Job: Every line from the start of the entries up to and including the one bearing "const series2Y = [3.0, 4.11];" must be printed verbatim, without the pictures.

* Begin Dataset content *

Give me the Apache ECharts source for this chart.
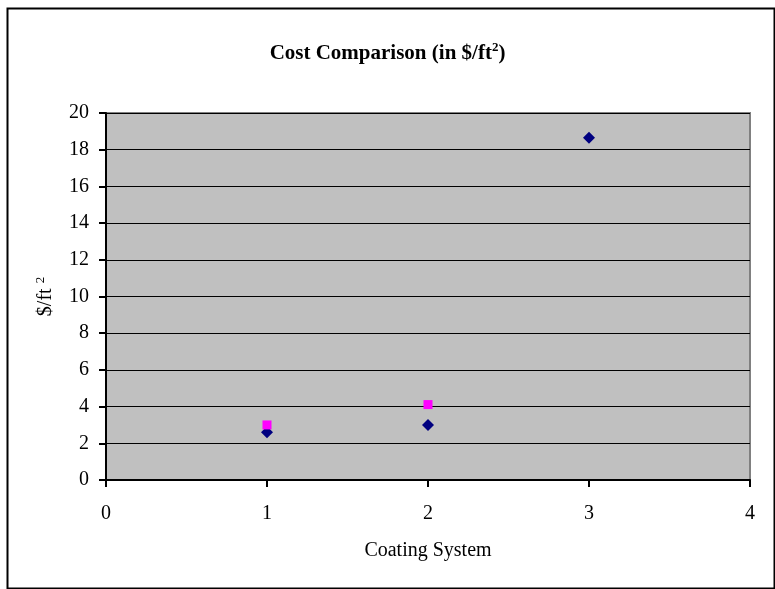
<!DOCTYPE html>
<html><head><meta charset="utf-8">
<script src="https://cdn.jsdelivr.net/npm/echarts@6/dist/echarts.min.js"></script>
<style>html,body{margin:0;padding:0;background:#fff}#c{width:775px;height:589px}</style>
</head><body><div id="c"></div>
<script>
const xTicks = [0, 1, 2, 3, 4];
const yTicks = [0, 2, 4, 6, 8, 10, 12, 14, 16, 18, 20];
const series1X = [1, 2, 3];
const series1Y = [2.6, 3.0, 18.65];
const series2X = [1, 2];
const series2Y = [3.0, 4.11];

const font = '"Liberation Serif", "Times New Roman", serif';
const chart = echarts.init(document.getElementById('c'), null, {renderer: 'canvas'});
chart.setOption({
  animation: false,
  backgroundColor: '#fff',
  graphic: [{
    type: 'rect', left: 5, top: 6, shape: {width: 767, height: 580},
    style: {fill: 'none', stroke: '#000', lineWidth: 2}, z: -1
  }],
  title: {
    text: '{a|Cost Comparison (in $/ft}{s|2}{a|)}',
    left: 'center', top: 36,
    textStyle: {
      rich: {
        a: {fontFamily: font, fontSize: 21, fontWeight: 'bold', color: '#000'},
        s: {fontFamily: font, fontSize: 13, fontWeight: 'bold', color: '#000', verticalAlign: 'top', padding: [0, 0, 12, 0]}
      }
    }
  },
  grid: {left: 106, right: 25, top: 113, bottom: 109, show: true, backgroundColor: '#C0C0C0', borderColor: '#808080', borderWidth: 2},
  xAxis: {
    type: 'value', min: xTicks[0], max: xTicks[xTicks.length - 1], interval: 1,
    name: 'Coating System', nameLocation: 'middle', nameGap: 61,
    nameTextStyle: {fontFamily: font, fontSize: 20, color: '#000'},
    axisLine: {show: true, lineStyle: {color: '#000', width: 2}},
    axisTick: {show: true, inside: false, length: 7, lineStyle: {color: '#000', width: 2}},
    axisLabel: {fontFamily: font, fontSize: 20, color: '#000', margin: 24},
    splitLine: {show: false}
  },
  yAxis: {
    type: 'value', min: yTicks[0], max: yTicks[yTicks.length - 1], interval: 2,
    name: '{a|$/ft }{s|2}', nameLocation: 'middle', nameGap: 49, nameRotate: 90,
    nameTextStyle: {
      rich: {
        a: {fontFamily: font, fontSize: 20, color: '#000'},
        s: {fontFamily: font, fontSize: 13, color: '#000', verticalAlign: 'top', padding: [0, 0, 10, 0]}
      }
    },
    axisLine: {show: true, lineStyle: {color: '#000', width: 2}},
    axisTick: {show: true, inside: false, length: 7, lineStyle: {color: '#000', width: 2}},
    axisLabel: {fontFamily: font, fontSize: 20, color: '#000', margin: 17},
    splitLine: {show: true, lineStyle: {color: '#000', width: 1}}
  },
  series: [
    {
      type: 'scatter', symbol: 'diamond', symbolSize: 12,
      itemStyle: {color: '#000080', opacity: 1},
      data: series1X.map((x, i) => [x, series1Y[i]])
    },
    {
      type: 'scatter', symbol: 'rect', symbolSize: 9,
      itemStyle: {color: '#FF00FF', opacity: 1},
      data: series2X.map((x, i) => [x, series2Y[i]])
    }
  ]
});
</script></body></html>
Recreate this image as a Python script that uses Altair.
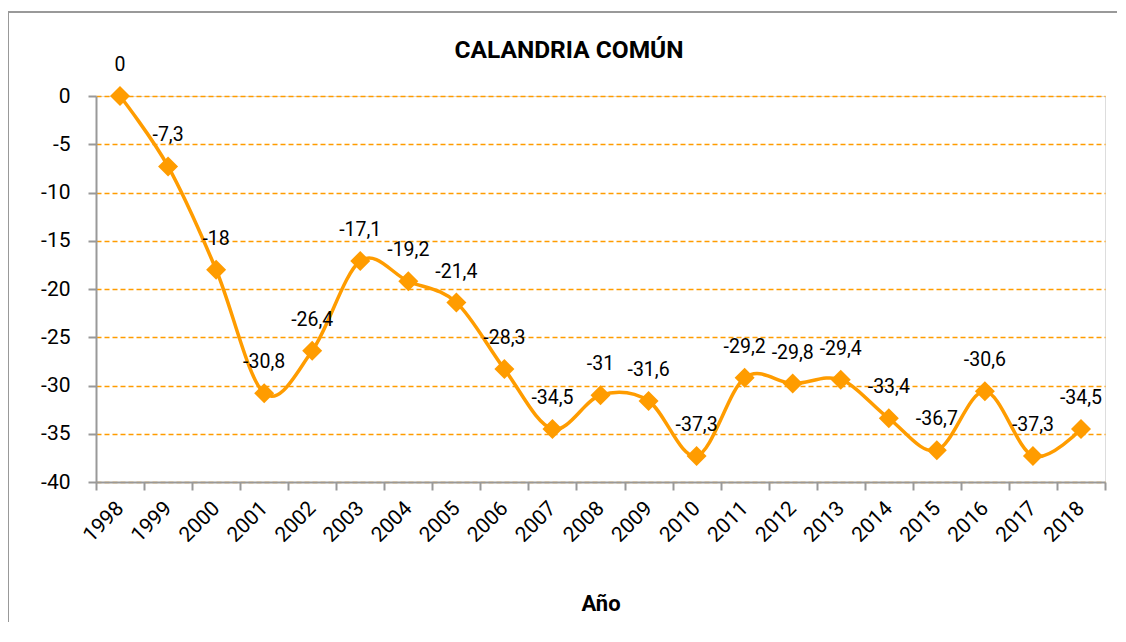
import altair as alt
import pandas as pd

years = [str(y) for y in range(1998, 2019)]
values = [0, -7.3, -18, -30.8, -26.4, -17.1, -19.2, -21.4, -28.3, -34.5, -31,
          -31.6, -37.3, -29.2, -29.8, -29.4, -33.4, -36.7, -30.6, -37.3, -34.5]
labels = ["0", "-7,3", "-18", "-30,8", "-26,4", "-17,1", "-19,2", "-21,4", "-28,3",
          "-34,5", "-31", "-31,6", "-37,3", "-29,2", "-29,8", "-29,4", "-33,4",
          "-36,7", "-30,6", "-37,3", "-34,5"]
y_ticks = [0, -5, -10, -15, -20, -25, -30, -35, -40]
title_text = ["CALANDRIA COMÚN"]

df = pd.DataFrame({"Año": years, "valor": values, "etiqueta": labels})
df_title = pd.DataFrame({"t": title_text})

FONT = "Roboto"
ORANGE = "#FF9C00"

x_enc = alt.X("Año:N", sort=years, title="Año",
              scale=alt.Scale(paddingInner=0, paddingOuter=0),
              axis=alt.Axis(labelAngle=-45, labelAlign="right", labelBaseline="middle",
                            labelPadding=15, labelFontSize=21, labelFont=FONT, labelColor="#000",
                            tickBand="extent", tickSize=8, tickColor="#999", tickWidth=2,
                            domainColor="#999", domainWidth=2, grid=False,
                            titleFont=FONT, titleFontSize=22, titleFontWeight="bold",
                            titleColor="#000", titleY=121, titleBaseline="middle"))
y_enc = alt.Y("valor:Q", title=None,
              scale=alt.Scale(domain=[-40, 0], nice=False),
              axis=alt.Axis(values=y_ticks, labelExpr="datum.value + ''",
                            labelFontSize=21, labelFont=FONT, labelColor="#000", labelPadding=18,
                            tickSize=8, tickColor="#999", tickWidth=2,
                            domainColor="#999", domainWidth=2,
                            grid=True, gridColor=ORANGE, gridDash=[5, 3], gridWidth=1.5))

base = alt.Chart(df).encode(x=x_enc, y=y_enc)

frame_left = alt.Chart(df_title).mark_rule(stroke="#999", strokeWidth=2, clip=False).encode(
    x=alt.value(-88), y=alt.value(-85), y2=alt.value(544))
frame_top = alt.Chart(df_title).mark_rule(stroke="#999", strokeWidth=2, clip=False).encode(
    x=alt.value(-88), x2=alt.value(1021), y=alt.value(-84))

title = alt.Chart(df_title).mark_text(font=FONT, fontSize=24.5, fontWeight="bold", color="#000",
                                      baseline="alphabetic", align="center").encode(
    x=alt.value(473), y=alt.value(-38), text="t:N")

line = base.mark_line(color=ORANGE, strokeWidth=3.5, interpolate="cardinal")
points = base.mark_point(shape="diamond", filled=True, color=ORANGE, size=400, opacity=1)
text = base.mark_text(dy=-31, fontSize=19.5, font=FONT, color="#000").encode(text="etiqueta:N")

chart = alt.layer(frame_left, frame_top, title, line, points, text).properties(
    width=1009, height=386,
    autosize=alt.AutoSizeParams(type="none"),
    padding={"left": 88, "top": 88, "right": 12, "bottom": 140},
).configure_view(stroke=None).configure(background="white")

chart.save("out.html", embed_options={"renderer": "svg", "actions": False})
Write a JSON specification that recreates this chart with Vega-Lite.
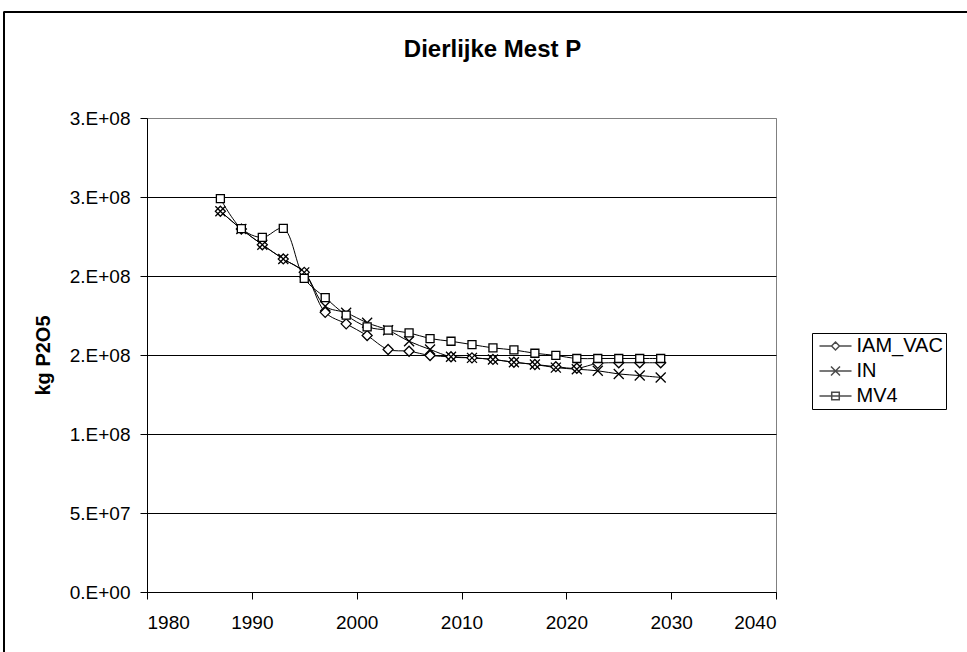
{
  "$schema": "https://vega.github.io/schema/vega-lite/v6.json",
  "width": 629,
  "height": 474,
  "autosize": {"type": "none"},
  "padding": {"left": 147, "top": 118, "right": 191, "bottom": 60},
  "background": "white",
  "config": {
    "font": "Liberation Sans",
    "view": {"stroke": "#808080", "strokeWidth": 1}
  },
  "title": {
    "text": "Dierlijke Mest P",
    "font": "Liberation Sans",
    "fontSize": 24,
    "fontWeight": "bold",
    "color": "black",
    "anchor": "middle",
    "frame": "group",
    "baseline": "alphabetic",
    "dx": 31,
    "offset": 0,
    "dy": 70
  },
  "datasets": {
    "mest": [
      {"year": 1987, "series": "IAM_VAC", "kg": 241000000},
      {"year": 1989, "series": "IAM_VAC", "kg": 229700000},
      {"year": 1991, "series": "IAM_VAC", "kg": 219800000},
      {"year": 1993, "series": "IAM_VAC", "kg": 210800000},
      {"year": 1995, "series": "IAM_VAC", "kg": 202300000},
      {"year": 1997, "series": "IAM_VAC", "kg": 177000000},
      {"year": 1999, "series": "IAM_VAC", "kg": 169700000},
      {"year": 2001, "series": "IAM_VAC", "kg": 162300000},
      {"year": 2003, "series": "IAM_VAC", "kg": 153500000},
      {"year": 2005, "series": "IAM_VAC", "kg": 152400000},
      {"year": 2007, "series": "IAM_VAC", "kg": 149700000},
      {"year": 2009, "series": "IAM_VAC", "kg": 148900000},
      {"year": 2011, "series": "IAM_VAC", "kg": 148200000},
      {"year": 2013, "series": "IAM_VAC", "kg": 147200000},
      {"year": 2015, "series": "IAM_VAC", "kg": 145400000},
      {"year": 2017, "series": "IAM_VAC", "kg": 144000000},
      {"year": 2019, "series": "IAM_VAC", "kg": 142600000},
      {"year": 2021, "series": "IAM_VAC", "kg": 141600000},
      {"year": 2023, "series": "IAM_VAC", "kg": 144700000},
      {"year": 2025, "series": "IAM_VAC", "kg": 145100000},
      {"year": 2027, "series": "IAM_VAC", "kg": 145100000},
      {"year": 2029, "series": "IAM_VAC", "kg": 145100000},
      {"year": 1987, "series": "IN", "kg": 241000000},
      {"year": 1989, "series": "IN", "kg": 229700000},
      {"year": 1991, "series": "IN", "kg": 219800000},
      {"year": 1993, "series": "IN", "kg": 210800000},
      {"year": 1995, "series": "IN", "kg": 202300000},
      {"year": 1997, "series": "IN", "kg": 180900000},
      {"year": 1999, "series": "IN", "kg": 176700000},
      {"year": 2001, "series": "IN", "kg": 170400000},
      {"year": 2003, "series": "IN", "kg": 165700000},
      {"year": 2005, "series": "IN", "kg": 158700000},
      {"year": 2007, "series": "IN", "kg": 153500000},
      {"year": 2009, "series": "IN", "kg": 148900000},
      {"year": 2011, "series": "IN", "kg": 148200000},
      {"year": 2013, "series": "IN", "kg": 147200000},
      {"year": 2015, "series": "IN", "kg": 145400000},
      {"year": 2017, "series": "IN", "kg": 144000000},
      {"year": 2019, "series": "IN", "kg": 142000000},
      {"year": 2021, "series": "IN", "kg": 141000000},
      {"year": 2023, "series": "IN", "kg": 140000000},
      {"year": 2025, "series": "IN", "kg": 138000000},
      {"year": 2027, "series": "IN", "kg": 137000000},
      {"year": 2029, "series": "IN", "kg": 135800000},
      {"year": 1987, "series": "MV4", "kg": 249000000},
      {"year": 1989, "series": "MV4", "kg": 230000000},
      {"year": 1991, "series": "MV4", "kg": 224400000},
      {"year": 1993, "series": "MV4", "kg": 230100000},
      {"year": 1995, "series": "MV4", "kg": 198500000},
      {"year": 1997, "series": "MV4", "kg": 186300000},
      {"year": 1999, "series": "MV4", "kg": 175200000},
      {"year": 2001, "series": "MV4", "kg": 167800000},
      {"year": 2003, "series": "MV4", "kg": 165700000},
      {"year": 2005, "series": "MV4", "kg": 164000000},
      {"year": 2007, "series": "MV4", "kg": 160400000},
      {"year": 2009, "series": "MV4", "kg": 158700000},
      {"year": 2011, "series": "MV4", "kg": 156600000},
      {"year": 2013, "series": "MV4", "kg": 154500000},
      {"year": 2015, "series": "MV4", "kg": 153200000},
      {"year": 2017, "series": "MV4", "kg": 151100000},
      {"year": 2019, "series": "MV4", "kg": 149700000},
      {"year": 2021, "series": "MV4", "kg": 147800000},
      {"year": 2023, "series": "MV4", "kg": 147800000},
      {"year": 2025, "series": "MV4", "kg": 147800000},
      {"year": 2027, "series": "MV4", "kg": 147800000},
      {"year": 2029, "series": "MV4", "kg": 147800000}
    ]
  },
  "data": {"name": "mest"},
  "resolve": {"scale": {"shape": "independent"}, "legend": {"shape": "independent"}},
  "layer": [
    {
      "description": "outer chart frame, expressed in data coordinates",
      "mark": {"type": "rect", "fill": null, "stroke": "black", "strokeWidth": 1, "clip": false},
      "encoding": {
        "x": {"datum": 1966.36, "type": "quantitative", "scale": {"domain": [1980, 2040], "nice": false, "zero": false}},
        "x2": {"datum": 2100},
        "y": {"datum": 367100000, "type": "quantitative", "scale": {"domain": [0, 300000000], "nice": false}},
        "y2": {"datum": -200000000}
      }
    },
    {
      "mark": {"type": "line", "interpolate": "catmull-rom", "stroke": "black", "strokeWidth": 1},
      "encoding": {
        "x": {
          "field": "year",
          "type": "quantitative",
          "scale": {"domain": [1980, 2040], "nice": false, "zero": false},
          "axis": {
            "title": null,
            "values": [1980, 1990, 2000, 2010, 2020, 2030, 2040],
            "format": "d",
            "grid": false,
            "domainColor": "black",
            "tickColor": "black",
            "tickSize": 7,
            "labelFont": "Liberation Sans",
            "labelFontSize": 19,
            "labelColor": "black",
            "labelPadding": 14
          }
        },
        "y": {
          "field": "kg",
          "type": "quantitative",
          "scale": {"domain": [0, 300000000], "nice": false},
          "axis": {
            "title": "kg P2O5",
            "values": [0, 50000000, 100000000, 150000000, 200000000, 250000000, 300000000],
            "labelExpr": "datum.value == 0 ? '0.E+00' : round(datum.value / pow(10, floor(log(datum.value) / LN10 + 1e-9))) + '.E+' + (floor(log(datum.value) / LN10 + 1e-9) < 10 ? '0' : '') + floor(log(datum.value) / LN10 + 1e-9)",
            "grid": true,
            "gridColor": {"condition": {"test": "datum.value >= 300000000", "value": "#808080"}, "value": "black"},
            "gridOpacity": 1,
            "gridWidth": 1,
            "domainColor": "black",
            "tickColor": "black",
            "tickSize": 7,
            "labelFont": "Liberation Sans",
            "labelFontSize": 19,
            "labelColor": "black",
            "labelPadding": 10,
            "titleFont": "Liberation Sans",
            "titleFontSize": 20,
            "titleFontWeight": "bold",
            "titleColor": "black",
            "titleAngle": -90,
            "titleAlign": "center",
            "titleBaseline": "middle",
            "titleX": -104,
            "titleY": 237
          }
        },
        "detail": {"field": "series", "type": "nominal"}
      }
    },
    {
      "mark": {"type": "point", "filled": false, "fill": "white", "stroke": "black", "strokeWidth": 1.3, "size": 100, "opacity": 1},
      "encoding": {
        "x": {"field": "year", "type": "quantitative", "scale": {"domain": [1980, 2040], "nice": false, "zero": false}},
        "y": {"field": "kg", "type": "quantitative", "scale": {"domain": [0, 300000000], "nice": false}},
        "shape": {
          "field": "series",
          "type": "nominal",
          "scale": {
            "domain": ["IAM_VAC", "IN", "MV4"],
            "range": ["M0,-1L1,0L0,1L-1,0Z", "M-1,-1L1,1M-1,1L1,-1", "M-0.8,-0.8H0.8V0.8H-0.8Z"]
          },
          "legend": null
        }
      }
    },
    {
      "description": "zero-size points that only carry the line-and-marker legend",
      "mark": {"type": "point", "filled": false, "fill": "white", "stroke": "black", "strokeWidth": 1, "size": 0},
      "encoding": {
        "x": {"field": "year", "type": "quantitative", "scale": {"domain": [1980, 2040], "nice": false, "zero": false}},
        "y": {"field": "kg", "type": "quantitative", "scale": {"domain": [0, 300000000], "nice": false}},
        "shape": {
          "field": "series",
          "type": "nominal",
          "scale": {
            "domain": ["IAM_VAC", "IN", "MV4"],
            "range": [
              "M-1.78,0H-0.44M0.44,0H1.78M0,-0.44L0.44,0L0,0.44L-0.44,0Z",
              "M-1.78,0H1.78M-0.5,-0.5L0.5,0.5M-0.5,0.5L0.5,-0.5",
              "M-1.78,0H1.78M-0.42,-0.42H0.42V0.42H-0.42Z"
            ]
          },
          "legend": {
            "title": null,
            "orient": "none",
            "legendX": 665,
            "legendY": 215,
            "strokeColor": "black",
            "padding": 3,
            "labelFont": "Liberation Sans",
            "labelFontSize": 20,
            "labelColor": "black",
            "labelExpr": "datum.label + '      '",
            "labelOffset": 11,
            "symbolSize": 324,
            "symbolOffset": 10.5,
            "rowPadding": 5
          }
        }
      }
    }
  ]
}
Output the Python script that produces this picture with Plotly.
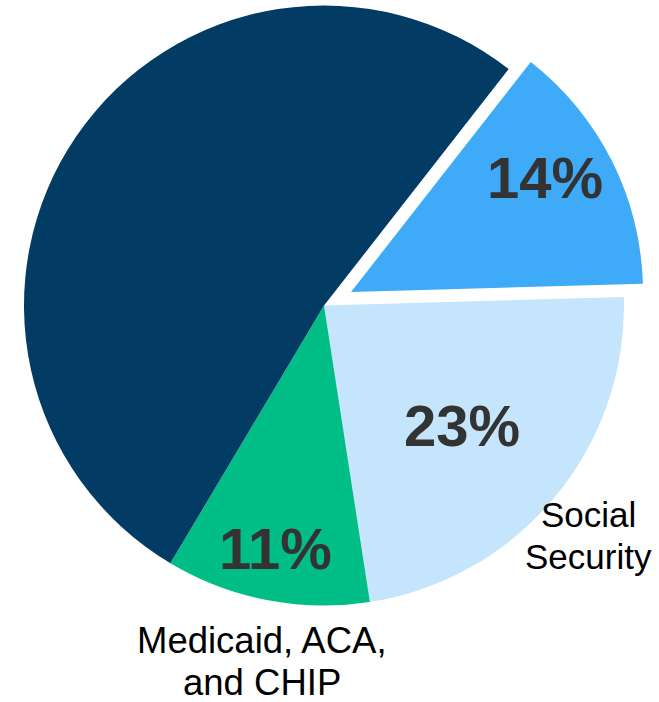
import math
import plotly.graph_objects as go

# Budget shares (percent of total)
categories = ["Other spending", "Medicare", "Social Security", "Medicaid, ACA, and CHIP"]
shares = [52, 14, 23, 11]

# Reorder so the pie runs clockwise from the Medicare slice
order = [1, 2, 3, 0]
labels = [categories[i] for i in order]
values = [shares[i] for i in order]

slice_colors = {
    "Other spending": "#023B63",
    "Medicare": "#3FAAF8",
    "Social Security": "#C4E5FC",
    "Medicaid, ACA, and CHIP": "#00BE86",
}
pulled = "Medicare"
unlabeled = "Other spending"

outer_labels = {
    "Social Security": ["Social", "Security"],
    "Medicaid, ACA, and CHIP": ["Medicaid, ACA,", "and CHIP"],
}

W, H = 659, 702
ROTATION = 38
CLEAR = "rgba(0,0,0,0)"

# Pie geometry in pixels: body centre/radius and exploded-slice centre/radius
BODY = (324, 305.5, 300)
EXPLODED = (351, 292, 292)

# Where each percentage sits inside its slice:
# (fraction across the slice's angular span, fraction of the radius)
pct_place = {
    "Medicare": (0.425, 0.75),
    "Social Security": (0.516, 0.61),
    "Medicaid, ACA, and CHIP": (0.51, 0.825),
}


def domain_px(cx, cy, r):
    """Paper-domain for a pie of radius r centred at pixel (cx, cy)."""
    return dict(
        x=[(cx - r) / W, (cx + r) / W],
        y=[max(0.0, 1 - (cy + r) / H), min(1.0, 1 - (cy - r) / H)],
    )


common = dict(
    labels=labels,
    values=values,
    sort=False,
    direction="clockwise",
    rotation=ROTATION,
    textinfo="none",
    hoverinfo="label+percent",
    showlegend=False,
)

# Body of the pie (pulled slice left empty)
base = go.Pie(
    domain=domain_px(*BODY),
    marker=dict(colors=[CLEAR if l == pulled else slice_colors[l] for l in labels],
                line=dict(width=0)),
    **common,
)

# Exploded slice, drawn on its own offset centre
exploded = go.Pie(
    domain=domain_px(*EXPLODED),
    marker=dict(colors=[slice_colors[l] if l == pulled else CLEAR for l in labels],
                line=dict(width=0)),
    **common,
)

fig = go.Figure([base, exploded])

# Percentage labels, placed along each slice from its share of the circle
pct_font = dict(family="Arial, Liberation Sans, sans-serif", size=58,
                color="#333333", weight="bold")
total = sum(values)
start = ROTATION
for lab, val in zip(labels, values):
    span = 360 * val / total
    if lab in pct_place:
        t, f = pct_place[lab]
        cx, cy, _ = EXPLODED if lab == pulled else BODY
        ang = math.radians(start + t * span)
        rr = f * BODY[2]
        px = cx + rr * math.sin(ang)
        py = cy - rr * math.cos(ang)
        fig.add_annotation(
            x=px / W, y=1 - py / H, xref="paper", yref="paper",
            text=f"{val:.0f}%", showarrow=False,
            xanchor="center", yanchor="middle", font=pct_font,
        )
    start += span

# Category names outside the pie
label_sizes = {"Social Security": 35, "Medicaid, ACA, and CHIP": 36.5}
anchors = {
    "Social Security": (588, [514, 556]),
    "Medicaid, ACA, and CHIP": (262, [640, 682]),
}
for name, lines in outer_labels.items():
    x, ys = anchors[name]
    for line, y in zip(lines, ys):
        fig.add_annotation(
            x=x / W, y=1 - y / H, xref="paper", yref="paper",
            text=line, showarrow=False, xanchor="center", yanchor="middle",
            font=dict(family="Arial, Liberation Sans, sans-serif",
                      size=label_sizes[name], color="#000000"),
        )

fig.update_layout(
    width=W, height=H,
    margin=dict(l=0, r=0, t=0, b=0),
    paper_bgcolor="white",
    plot_bgcolor="white",
)

fig.write_html("out.html")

* End Dataset content *

Result of the exercise:
Give me the Apache ECharts source for this chart.
<!DOCTYPE html>
<html><head><meta charset="utf-8">
<script src="https://cdn.jsdelivr.net/npm/echarts@6/dist/echarts.min.js"></script>
<style>html,body{margin:0;padding:0;background:#fff}#c{width:775px;height:589px}</style>
</head><body><div id="c"></div>
<script>
const xTicks = [0, 1, 2, 3, 4];
const yTicks = [0, 2, 4, 6, 8, 10, 12, 14, 16, 18, 20];
const series1X = [1, 2, 3];
const series1Y = [2.6, 3.0, 18.65];
const series2X = [1, 2];
const series2Y = [3.0, 4.11];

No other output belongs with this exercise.